It’s been a week. Generally a very good week… If you’d have offered us ‘60% funded’ after 7 days, we’d have taken it.
So, what have we learned? Actually; an awful lot. There’s things we’d keep the same and things we’d do differently. Either way, whether we make the goal or not, there’s a lot of valuable information that we’d be able to use (and pass on to other Micro’s).
We’re by no means Kickstarter ‘black belts’ (which I think is obvious), but if there are any up and coming Micro’s out there, reading this, this is what we know so far.
1/ We love our ‘proper audience’… The people who have been with us from early on, are now turning into friends. You might think ‘aww that’s nice’, but it’s more important than that, they keep you honest and motivated to be at your best. One chap recently informed us that he was buying the watch in honour of his sadly departed dad… Can you imagine dropping your standards, to peddle shit and shortcuts to someone with that kind of motivation?
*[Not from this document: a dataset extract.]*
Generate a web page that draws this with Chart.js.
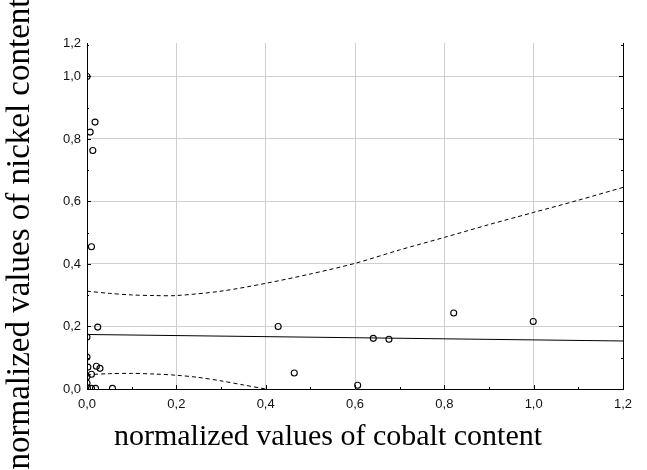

No, neither can I. So my advice, is get to know your audience, they’re people too and they will remind you, especially when things seem shitty, why you started out on the journey in the first place. Invest in them as people and fuck money… Giving those guys something special is worth way more than profit. If you make something decent, the money will show up sooner or later anyway.
2/ Too much ‘being human’ can make you vulnerable to Keyboard Warriors. We made the decision early on to be ‘people’ as opposed to ‘a corporate entity’. This was a mistake. Airing errors we’ve made, showing evidence that we’d changed our mind mid-process, discussing potential failings that might need a ‘plan B’, not fitting the mould or general expectation etc… We thought that Crowdsourcing was about normal guys trying to make a go of it, but it simply isn’t. For the most part, people need security; that you’re cold, calculated and precise – (even though MOST people on Kickstarter are embarking on something they’ve never done before), and even though you and I know that this ‘corporatism’ is generally a facade and means nothing, people DO expect it. No, we’re not Rolex or Omega, but our tone of voice should probably have been commensurate with those guys… Too late now.
3/ To get reviewed or not get reviewed. Pah, I still dunno. It totally depends on your business model. If you’ve got a couple of grand to get a high standard pre-production model out there, and your release variants are going to be exactly the same, I guess you should do it. It doesn’t work for us right now, but I can tell you this much, if we don’t reach our goal, it will be hard for us to ignore this approach when we return to the table, even if the piece isn’t a fully factual representation of the finished article.
4/ Don’t watch the numbers! Unbeknown to me one week ago, backers are transient. Pledging and indeed cancelling is part of the ecosystem and it can be easy to attach your self esteem to their increase and decrease. Not healthy! Sure, keep your eye on them so you know if you have to up your work rate, but losing a backer or two doesn’t mean the world hates you and gaining a couple doesn’t mean you’re made. Staying grounded has been our biggest lesson this week.
5/ Trying to adapt to your audience’s demands puts you behind… Everyone, I mean everyone has a unique requirement. And you can tie yourself in knots trying to keep up with them, but some basic process automation can get you out of the ’emotional loop’. I’m not saying turn into a copy and paste merchant, but having a ‘go to’ approach for certain communication scenarios, will save you hours.